In October last year we saw a debate on the state of Scotland’s local abattoir network at the Scottish Smallholders Festival. The room was packed with farmers and smallholders seriously concerned by the situation: we are now down to just over 20 abattoirs in Scotland following the closure of Downfield Farm Abattoir in Fife. The situation is now getting critical.

You can watch the debate here: https://www.youtube.com/watch?v=5I3Sa8KVawM

In 2020 the Government commissioned a report into Mobile Slaughter Units – you can read it here: https://www.gov.scot/publications/assessing-viability-sustainability-mobile-abattoirs-scotland/pages/12/

Also in 2020, the All Party working group on abattoirs published a UK wide study – https://apgaw.org/wp-content/uploads/2020/06/The-Future-for-Small-Abattoirs-in-the-UK.pdf

The message coming out is loud and clear. In order to have a thriving local food scene, Scotland needs to have a thriving and viable local abattoir network. To be clear, we are not talking here about intensive livestock enterprises, many of whom have their own supply chain and their own network which is anything but local, with some livestock being bred in Scotland and sold at markets here, to then be taken for slaughter and processing south of the border.



Any livestock keeper who wants to farm extensively or to high welfare standards operating in Scotland is facing the same issue. Here is the case in a bit more detail:

  • One of the biggest challenges is finding an appropriate abattoir for their animals.

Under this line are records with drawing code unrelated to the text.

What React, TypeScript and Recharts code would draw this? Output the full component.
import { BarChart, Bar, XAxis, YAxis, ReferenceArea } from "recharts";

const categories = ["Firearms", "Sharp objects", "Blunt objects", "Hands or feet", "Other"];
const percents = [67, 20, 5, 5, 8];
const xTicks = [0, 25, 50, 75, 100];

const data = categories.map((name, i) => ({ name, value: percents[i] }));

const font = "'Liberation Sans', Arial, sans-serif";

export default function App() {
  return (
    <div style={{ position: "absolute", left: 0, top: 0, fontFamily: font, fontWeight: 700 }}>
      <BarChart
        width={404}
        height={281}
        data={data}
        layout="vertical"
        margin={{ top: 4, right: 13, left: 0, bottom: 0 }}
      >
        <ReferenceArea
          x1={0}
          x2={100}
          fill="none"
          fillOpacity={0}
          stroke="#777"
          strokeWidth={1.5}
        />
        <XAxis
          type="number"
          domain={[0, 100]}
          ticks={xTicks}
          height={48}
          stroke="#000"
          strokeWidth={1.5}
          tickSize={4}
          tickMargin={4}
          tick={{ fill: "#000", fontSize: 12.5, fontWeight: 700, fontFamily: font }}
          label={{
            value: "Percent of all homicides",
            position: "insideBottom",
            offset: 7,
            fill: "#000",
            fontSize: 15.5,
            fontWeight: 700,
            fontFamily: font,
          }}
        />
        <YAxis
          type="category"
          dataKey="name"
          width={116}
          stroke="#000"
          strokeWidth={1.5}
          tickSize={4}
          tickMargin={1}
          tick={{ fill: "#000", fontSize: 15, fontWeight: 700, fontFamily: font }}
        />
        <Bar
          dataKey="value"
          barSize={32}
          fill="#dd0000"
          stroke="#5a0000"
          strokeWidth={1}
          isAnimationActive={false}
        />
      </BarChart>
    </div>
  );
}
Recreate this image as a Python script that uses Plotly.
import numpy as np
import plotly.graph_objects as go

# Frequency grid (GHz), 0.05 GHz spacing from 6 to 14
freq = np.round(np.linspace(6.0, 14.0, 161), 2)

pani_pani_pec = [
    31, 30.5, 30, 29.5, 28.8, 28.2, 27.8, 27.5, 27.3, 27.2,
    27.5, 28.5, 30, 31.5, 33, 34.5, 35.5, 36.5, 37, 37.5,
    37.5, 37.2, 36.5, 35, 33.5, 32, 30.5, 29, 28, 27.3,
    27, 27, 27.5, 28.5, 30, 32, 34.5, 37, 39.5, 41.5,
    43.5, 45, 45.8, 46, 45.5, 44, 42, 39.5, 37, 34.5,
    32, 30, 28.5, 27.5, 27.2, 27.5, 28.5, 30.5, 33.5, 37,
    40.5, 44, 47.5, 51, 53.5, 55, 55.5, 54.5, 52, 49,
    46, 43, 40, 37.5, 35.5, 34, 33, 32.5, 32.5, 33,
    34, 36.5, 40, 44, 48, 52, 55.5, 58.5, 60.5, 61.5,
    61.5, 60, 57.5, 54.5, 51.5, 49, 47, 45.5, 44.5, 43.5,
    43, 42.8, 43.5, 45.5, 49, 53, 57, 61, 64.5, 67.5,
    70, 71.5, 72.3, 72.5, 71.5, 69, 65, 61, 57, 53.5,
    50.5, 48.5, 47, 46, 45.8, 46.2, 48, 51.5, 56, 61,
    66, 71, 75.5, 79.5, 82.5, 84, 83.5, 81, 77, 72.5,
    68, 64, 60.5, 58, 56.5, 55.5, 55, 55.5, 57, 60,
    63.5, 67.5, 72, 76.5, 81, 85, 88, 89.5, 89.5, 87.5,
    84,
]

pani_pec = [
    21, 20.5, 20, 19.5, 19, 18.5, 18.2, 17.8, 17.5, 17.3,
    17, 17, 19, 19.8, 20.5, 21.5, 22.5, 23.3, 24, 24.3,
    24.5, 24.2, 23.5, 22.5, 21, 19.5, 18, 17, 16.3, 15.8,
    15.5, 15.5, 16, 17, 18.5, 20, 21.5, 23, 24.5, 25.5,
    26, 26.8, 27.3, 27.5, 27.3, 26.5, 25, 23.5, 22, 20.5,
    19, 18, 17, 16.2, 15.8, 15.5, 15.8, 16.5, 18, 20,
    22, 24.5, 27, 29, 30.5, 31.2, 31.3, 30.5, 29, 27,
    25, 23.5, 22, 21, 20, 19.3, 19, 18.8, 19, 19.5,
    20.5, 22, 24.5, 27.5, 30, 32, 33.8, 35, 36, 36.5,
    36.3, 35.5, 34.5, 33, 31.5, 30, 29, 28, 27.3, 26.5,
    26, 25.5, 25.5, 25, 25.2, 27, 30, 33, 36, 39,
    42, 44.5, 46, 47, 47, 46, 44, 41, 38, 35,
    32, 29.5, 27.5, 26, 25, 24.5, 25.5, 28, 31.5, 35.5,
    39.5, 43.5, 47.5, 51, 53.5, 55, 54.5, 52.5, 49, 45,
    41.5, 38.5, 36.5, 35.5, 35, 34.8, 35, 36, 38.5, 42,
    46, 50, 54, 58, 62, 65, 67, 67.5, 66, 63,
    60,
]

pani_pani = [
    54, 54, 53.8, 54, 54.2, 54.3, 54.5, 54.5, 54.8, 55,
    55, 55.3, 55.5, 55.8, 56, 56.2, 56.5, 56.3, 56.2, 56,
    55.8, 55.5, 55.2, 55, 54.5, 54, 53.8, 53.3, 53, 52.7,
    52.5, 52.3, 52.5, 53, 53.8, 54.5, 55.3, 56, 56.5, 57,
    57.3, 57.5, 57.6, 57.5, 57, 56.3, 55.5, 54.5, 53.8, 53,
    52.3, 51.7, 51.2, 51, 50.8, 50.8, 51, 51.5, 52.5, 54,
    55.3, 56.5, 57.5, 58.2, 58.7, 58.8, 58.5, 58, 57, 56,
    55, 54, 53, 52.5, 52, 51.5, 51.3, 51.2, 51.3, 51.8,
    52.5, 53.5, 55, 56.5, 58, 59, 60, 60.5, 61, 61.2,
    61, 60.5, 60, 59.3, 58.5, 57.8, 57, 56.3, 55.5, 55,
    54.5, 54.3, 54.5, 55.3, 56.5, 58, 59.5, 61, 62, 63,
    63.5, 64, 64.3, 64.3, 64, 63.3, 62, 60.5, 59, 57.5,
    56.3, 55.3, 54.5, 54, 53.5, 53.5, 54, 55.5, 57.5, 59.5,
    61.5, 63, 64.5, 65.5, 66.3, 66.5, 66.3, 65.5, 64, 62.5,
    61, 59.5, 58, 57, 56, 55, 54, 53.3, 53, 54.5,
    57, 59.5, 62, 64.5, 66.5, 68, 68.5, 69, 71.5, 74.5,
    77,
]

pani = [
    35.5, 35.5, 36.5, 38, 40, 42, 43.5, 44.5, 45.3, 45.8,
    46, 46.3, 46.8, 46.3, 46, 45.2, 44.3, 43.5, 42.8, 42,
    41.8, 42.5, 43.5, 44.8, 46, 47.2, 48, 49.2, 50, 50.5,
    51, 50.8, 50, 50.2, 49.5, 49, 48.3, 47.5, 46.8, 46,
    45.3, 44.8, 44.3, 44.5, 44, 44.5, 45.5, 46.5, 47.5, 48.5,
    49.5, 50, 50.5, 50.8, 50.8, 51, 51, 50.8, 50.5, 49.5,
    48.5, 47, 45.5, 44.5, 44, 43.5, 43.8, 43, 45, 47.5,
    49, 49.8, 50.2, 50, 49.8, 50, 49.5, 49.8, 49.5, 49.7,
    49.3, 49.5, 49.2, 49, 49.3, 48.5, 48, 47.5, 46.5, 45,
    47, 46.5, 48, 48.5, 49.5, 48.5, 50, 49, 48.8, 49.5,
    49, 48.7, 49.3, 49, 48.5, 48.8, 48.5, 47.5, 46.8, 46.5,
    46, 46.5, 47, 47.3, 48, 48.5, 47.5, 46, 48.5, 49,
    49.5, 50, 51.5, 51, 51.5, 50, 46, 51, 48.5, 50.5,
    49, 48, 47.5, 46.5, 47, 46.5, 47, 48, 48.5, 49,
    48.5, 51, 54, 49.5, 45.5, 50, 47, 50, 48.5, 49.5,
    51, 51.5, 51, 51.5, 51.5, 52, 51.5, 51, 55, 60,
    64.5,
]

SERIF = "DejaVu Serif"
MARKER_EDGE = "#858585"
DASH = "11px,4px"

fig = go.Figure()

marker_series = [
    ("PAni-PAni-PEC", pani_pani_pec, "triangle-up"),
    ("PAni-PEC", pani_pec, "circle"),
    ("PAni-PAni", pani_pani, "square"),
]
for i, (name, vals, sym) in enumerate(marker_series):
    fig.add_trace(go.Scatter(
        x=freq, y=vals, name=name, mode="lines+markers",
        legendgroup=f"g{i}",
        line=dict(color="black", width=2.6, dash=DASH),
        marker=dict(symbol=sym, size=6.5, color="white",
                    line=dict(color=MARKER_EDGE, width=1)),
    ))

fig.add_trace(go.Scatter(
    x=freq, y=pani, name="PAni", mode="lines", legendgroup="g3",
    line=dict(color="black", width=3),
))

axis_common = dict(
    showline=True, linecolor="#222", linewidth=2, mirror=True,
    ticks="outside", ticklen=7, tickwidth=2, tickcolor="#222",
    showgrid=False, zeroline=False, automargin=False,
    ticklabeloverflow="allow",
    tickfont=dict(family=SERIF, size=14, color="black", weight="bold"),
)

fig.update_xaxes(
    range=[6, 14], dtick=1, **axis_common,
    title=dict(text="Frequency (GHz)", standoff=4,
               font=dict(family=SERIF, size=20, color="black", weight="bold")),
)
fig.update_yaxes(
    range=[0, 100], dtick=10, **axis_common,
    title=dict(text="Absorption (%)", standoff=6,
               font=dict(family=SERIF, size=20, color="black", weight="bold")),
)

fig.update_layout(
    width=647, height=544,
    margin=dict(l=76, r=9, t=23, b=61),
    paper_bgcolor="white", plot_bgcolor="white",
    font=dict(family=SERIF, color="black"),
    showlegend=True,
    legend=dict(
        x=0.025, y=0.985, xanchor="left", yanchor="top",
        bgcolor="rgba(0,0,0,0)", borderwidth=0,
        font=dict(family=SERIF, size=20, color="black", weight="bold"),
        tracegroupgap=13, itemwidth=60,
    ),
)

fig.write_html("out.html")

Often if you are selling outside the conventional supply chain and trying to have financially viable businesses, there is a need to add value and find different markets, generally direct selling to the end consumer. A local abattoir network is therefore essential if these producers are going to transport their livestock to slaughter at a reasonable cost and maintain the high welfare standards expected by their customer base.
  • Many larger abattoirs are single-species whereas smaller producers often work on a mixed farming system with several farmed species to make their farming business viable.
  • Larger abattoirs often do not accept small numbers or carry out “private kills” where the farmer gets their own product back.  Many will not kill cattle over thirty months (OTM), making it more difficult for farmers rearing slow-growing animals in a low-input system to maintain a viable business model.
  • In some abattoirs and in some markets they use non-stun methods of slaughter, which many find unacceptable. Also, many sustainable farmers seek to make use of their animals “fifth quarter” – the hides, horn and offal – to add value to their product.  Accessing this part of the animal requires a supportive and local abattoir network.
  • Horned cattle and large pigs are also regularly excluded from abattoirs.  Outdoor-reared pigs, which tend to have a thicker coat than indoor-reared animals are often not able to be processed and they are skinned, reducing their saleable value.  
  • In addition, not all abattoirs have organic certification. 

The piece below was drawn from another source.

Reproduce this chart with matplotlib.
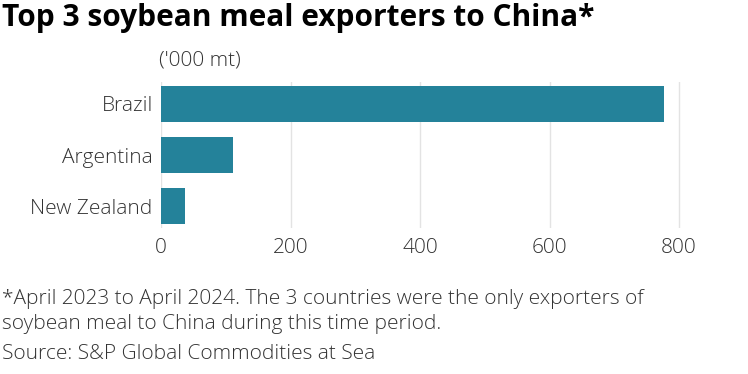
import matplotlib
matplotlib.use("Agg")
import matplotlib.pyplot as plt

countries = ["Brazil", "Argentina", "New Zealand"]
values = [777, 111, 37]
xticks = [0, 200, 400, 600, 800]

plt.rcParams['font.family'] = ['Open Sans', 'DejaVu Sans']

W, H = 748, 374
fig = plt.figure(figsize=(W/100, H/100), dpi=100)
ax = fig.add_axes([161/W, 1-228/H, (679-161)/W*820/800, (228-82)/H])

TXT = "#333333"
FS = 15
WT = 'light'
ypos = list(range(len(countries)))
ax.barh(ypos, values, height=0.7, color="#24829A", zorder=3)
ax.set_ylim(len(countries)-1+0.43, -0.43)
ax.set_xlim(0, 820)
ax.set_xticks(xticks)
ax.set_xticklabels([str(t) for t in xticks], fontsize=FS, color=TXT, fontweight=WT)
ax.set_yticks(ypos)
ax.set_yticklabels(countries, fontsize=FS, color=TXT, fontweight=WT)
ax.tick_params(axis='both', length=0)
ax.tick_params(axis='x', pad=7)
ax.tick_params(axis='y', pad=6)
for s in ax.spines.values():
    s.set_visible(False)
ax.grid(axis='x', color="#e3e3e3", linewidth=1, zorder=0)
ax.set_axisbelow(True)

fig.text(2/W, 1-18/H, "Top 3 soybean meal exporters to China*", fontsize=21.5, fontweight='bold',
         color="#000000", va='center', ha='left')
fig.text(159/W, 1-61/H, "('000 mt)", fontsize=FS, color=TXT, va='center', ha='left', fontweight=WT)
fig.text(2/W, 1-299/H, "*April 2023 to April 2024. The 3 countries were the only exporters of",
         fontsize=FS, color=TXT, va='center', ha='left', fontweight=WT)
fig.text(2/W, 1-324/H, "soybean meal to China during this time period.",
         fontsize=FS, color=TXT, va='center', ha='left', fontweight=WT)
fig.text(2/W, 1-354/H, "Source: S&P Global Commodities at Sea",
         fontsize=FS, color=TXT, va='center', ha='left', fontweight=WT)

fig.savefig("out.png", dpi=100, facecolor="white")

So often all of these issues combine to reduce the viable options for local producers. It is important to recognise that most farmers, producers and consumers all want to use abattoirs that operate to the highest welfare standards. And those standards need to be enforced if they are to have any credibility; no one should object to that. Add to this the challenges now being faced by abattoir owners to find staff and veterinary oversight and we are facing a ‘perfect storm’.

What can we do:

  • Encourage the Scottish Government and agencies involved in the food chain to keep the cost of compliance to the absolute minimum consistent with maintaining standards if the abattoir network is to survive. That means ensuring enforcement is proportionate and efficient, and that means making the best use of the available technology. Could remote monitoring be used without compromising welfare?
  • Promote the investment into the local network, and for livestock keepers to use that network. The adage “use it or lose it” has never been more relevant.
  • Encourage Government interest in ensuring that the existing network is able to meet the changing demands on it. In particular, more abattoirs need to be able to take small numbers of nonstandard animals and return the fifth quarter. This could extend to enabling abattoirs to provide related services such as butchery, processing and packing. There needs to be incentives for this to happen, this could be done through revenue payments in the same way farmers will be rewarded for sustainable initiatives.
  • Lobby national and local Government to invest in the roll out of mobile and pop up abattoirs where there is no viable alternative. There will be challenges with water and with disposal of the by-products, but these have been overcome in other countries.

The most important thing we can all do is to ensure that this topic remains active – here at Appetite for Angus we are contacting as many livestock keepers as we can, but in particular working on behalf of our members to lobby and promote.